Secure and scalable storage: Evaluate the cloud provider’s data center locations and security protocols at periodic intervals to ensure alignment with regulatory demands, thus meeting the data sovereignty requirements.
Encryption and key management: Strong encryption, along with proper key management practices, ensures that even if data is accessed by unauthorized entities, it remains indecipherable and unusable.
Data sovereignty procedures should be regularly monitored to identify areas for improvement. It is pertinent to stay up-to-date with evolving regulatory requirements, technological advancements and emerging threats. Data governance frameworks within the enterprise needs to tweaked accordingly and ensure that all stakeholders understand their updated roles and responsibilities. Continuous monitoring is one of the key enabler for successful implementation of strategy around data sovereignty.
As we continue to navigate the complex landscape of data privacy and security, it’s clear that data sovereignty is an increasingly critical consideration for businesses around the world. With the rise of cloud computing and global data flows, the traditional boundaries between nations and jurisdictions are no longer sufficient to protect sensitive digital resources like data within a given geographical boundary. By prioritizing data sovereignty, organizations can build trust with customers and stakeholders, enhance brand reputation and avoid costly legal and reputational consequences. Ultimately, data sovereignty is not just about compliance—it’s about doing the right thing for our customers, employees and communities.

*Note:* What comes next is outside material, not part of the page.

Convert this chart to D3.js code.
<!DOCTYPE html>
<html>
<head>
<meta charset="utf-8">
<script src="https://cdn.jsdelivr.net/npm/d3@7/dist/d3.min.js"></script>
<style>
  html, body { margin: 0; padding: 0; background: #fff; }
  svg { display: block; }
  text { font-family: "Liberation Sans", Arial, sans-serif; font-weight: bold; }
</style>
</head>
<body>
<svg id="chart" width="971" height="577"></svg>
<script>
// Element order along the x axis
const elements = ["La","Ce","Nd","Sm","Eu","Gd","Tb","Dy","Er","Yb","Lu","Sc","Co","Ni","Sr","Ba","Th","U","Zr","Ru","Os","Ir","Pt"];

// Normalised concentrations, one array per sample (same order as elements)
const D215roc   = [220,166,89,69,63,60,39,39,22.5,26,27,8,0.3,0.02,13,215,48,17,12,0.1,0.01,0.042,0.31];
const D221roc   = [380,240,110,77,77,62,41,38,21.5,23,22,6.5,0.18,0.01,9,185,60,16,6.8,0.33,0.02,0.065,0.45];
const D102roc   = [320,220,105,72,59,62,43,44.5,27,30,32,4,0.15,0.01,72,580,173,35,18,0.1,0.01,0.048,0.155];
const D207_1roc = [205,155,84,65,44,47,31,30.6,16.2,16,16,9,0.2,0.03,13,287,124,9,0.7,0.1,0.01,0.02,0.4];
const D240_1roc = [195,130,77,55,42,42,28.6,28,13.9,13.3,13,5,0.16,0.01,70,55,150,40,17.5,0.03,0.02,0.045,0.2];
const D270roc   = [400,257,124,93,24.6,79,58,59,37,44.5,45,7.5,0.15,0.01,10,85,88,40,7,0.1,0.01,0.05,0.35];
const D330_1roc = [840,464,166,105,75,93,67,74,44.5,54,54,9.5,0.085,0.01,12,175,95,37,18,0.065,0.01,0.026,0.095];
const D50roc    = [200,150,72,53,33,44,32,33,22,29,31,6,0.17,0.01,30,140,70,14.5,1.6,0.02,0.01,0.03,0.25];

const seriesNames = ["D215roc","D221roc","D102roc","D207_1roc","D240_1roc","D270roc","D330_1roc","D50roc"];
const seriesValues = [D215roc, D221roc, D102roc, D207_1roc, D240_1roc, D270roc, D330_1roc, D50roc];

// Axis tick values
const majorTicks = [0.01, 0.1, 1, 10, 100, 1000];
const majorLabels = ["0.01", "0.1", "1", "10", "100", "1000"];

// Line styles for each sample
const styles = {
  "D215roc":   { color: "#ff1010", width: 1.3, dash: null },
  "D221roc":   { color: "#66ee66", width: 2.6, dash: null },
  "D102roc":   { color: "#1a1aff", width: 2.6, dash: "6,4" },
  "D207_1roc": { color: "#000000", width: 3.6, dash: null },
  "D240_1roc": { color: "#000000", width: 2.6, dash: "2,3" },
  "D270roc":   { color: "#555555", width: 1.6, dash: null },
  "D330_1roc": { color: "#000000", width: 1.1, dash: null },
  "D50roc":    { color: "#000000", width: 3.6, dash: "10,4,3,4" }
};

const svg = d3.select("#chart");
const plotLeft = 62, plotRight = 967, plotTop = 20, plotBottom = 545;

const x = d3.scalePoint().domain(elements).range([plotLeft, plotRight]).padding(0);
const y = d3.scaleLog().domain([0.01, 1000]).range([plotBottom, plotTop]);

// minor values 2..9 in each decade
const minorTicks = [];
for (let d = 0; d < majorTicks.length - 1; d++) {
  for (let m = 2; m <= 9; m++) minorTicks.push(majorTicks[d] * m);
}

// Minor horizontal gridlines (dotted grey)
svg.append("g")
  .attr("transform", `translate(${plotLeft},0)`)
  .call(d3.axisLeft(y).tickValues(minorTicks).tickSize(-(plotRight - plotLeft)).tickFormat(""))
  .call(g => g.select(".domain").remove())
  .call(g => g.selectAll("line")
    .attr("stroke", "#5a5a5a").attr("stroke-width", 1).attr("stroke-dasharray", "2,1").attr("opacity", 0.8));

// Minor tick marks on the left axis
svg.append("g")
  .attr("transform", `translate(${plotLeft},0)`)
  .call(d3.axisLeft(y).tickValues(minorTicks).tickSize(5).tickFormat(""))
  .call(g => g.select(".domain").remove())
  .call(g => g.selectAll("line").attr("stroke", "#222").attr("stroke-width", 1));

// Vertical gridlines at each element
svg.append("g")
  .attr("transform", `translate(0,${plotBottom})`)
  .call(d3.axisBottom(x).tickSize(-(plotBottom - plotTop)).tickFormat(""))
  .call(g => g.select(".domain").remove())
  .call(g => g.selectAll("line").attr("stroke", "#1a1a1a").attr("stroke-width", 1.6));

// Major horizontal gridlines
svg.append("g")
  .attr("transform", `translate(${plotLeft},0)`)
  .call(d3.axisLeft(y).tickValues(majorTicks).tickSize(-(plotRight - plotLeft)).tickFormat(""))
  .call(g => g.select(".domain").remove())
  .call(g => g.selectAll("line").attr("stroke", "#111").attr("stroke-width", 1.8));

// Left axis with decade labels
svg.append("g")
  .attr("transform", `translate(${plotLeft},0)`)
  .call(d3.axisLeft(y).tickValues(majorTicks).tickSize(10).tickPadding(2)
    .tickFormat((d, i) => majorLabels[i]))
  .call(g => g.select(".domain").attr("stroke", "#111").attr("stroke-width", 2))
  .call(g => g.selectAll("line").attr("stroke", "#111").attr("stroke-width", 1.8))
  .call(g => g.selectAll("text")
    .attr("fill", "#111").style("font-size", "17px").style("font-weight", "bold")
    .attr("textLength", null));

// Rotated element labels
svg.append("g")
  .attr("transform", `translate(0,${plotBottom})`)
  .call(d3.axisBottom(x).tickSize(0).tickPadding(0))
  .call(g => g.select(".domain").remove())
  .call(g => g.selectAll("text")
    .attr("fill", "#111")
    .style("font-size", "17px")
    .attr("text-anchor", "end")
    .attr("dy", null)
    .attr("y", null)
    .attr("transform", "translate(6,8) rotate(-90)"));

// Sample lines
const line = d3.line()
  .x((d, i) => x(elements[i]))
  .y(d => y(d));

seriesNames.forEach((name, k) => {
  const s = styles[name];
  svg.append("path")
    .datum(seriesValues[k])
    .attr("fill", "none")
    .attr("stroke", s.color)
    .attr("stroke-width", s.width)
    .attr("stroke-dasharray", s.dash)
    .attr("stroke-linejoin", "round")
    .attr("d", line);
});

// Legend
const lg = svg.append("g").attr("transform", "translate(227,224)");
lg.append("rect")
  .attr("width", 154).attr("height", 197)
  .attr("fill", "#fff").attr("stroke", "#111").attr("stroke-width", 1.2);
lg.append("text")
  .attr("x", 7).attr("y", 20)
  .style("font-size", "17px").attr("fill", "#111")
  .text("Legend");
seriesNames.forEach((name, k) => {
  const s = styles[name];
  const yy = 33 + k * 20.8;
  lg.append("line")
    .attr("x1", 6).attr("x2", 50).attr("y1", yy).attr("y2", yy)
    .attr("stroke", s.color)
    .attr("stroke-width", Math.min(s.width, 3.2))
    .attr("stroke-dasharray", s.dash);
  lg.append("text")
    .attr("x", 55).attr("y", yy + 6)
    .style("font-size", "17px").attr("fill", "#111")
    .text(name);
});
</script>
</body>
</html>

In this era where data is the new currency, organizations must navigate the complex landscape of data sovereignty with diligence, adopting technologies, policies and practices that empower them to remain the custodians of their data destiny while adhering to geographical compliance or regulatory requirements. It’s a journey that organizations should embark upon with conviction, ensuring that they not only protect data but also preserve the principles that underpin our digital society.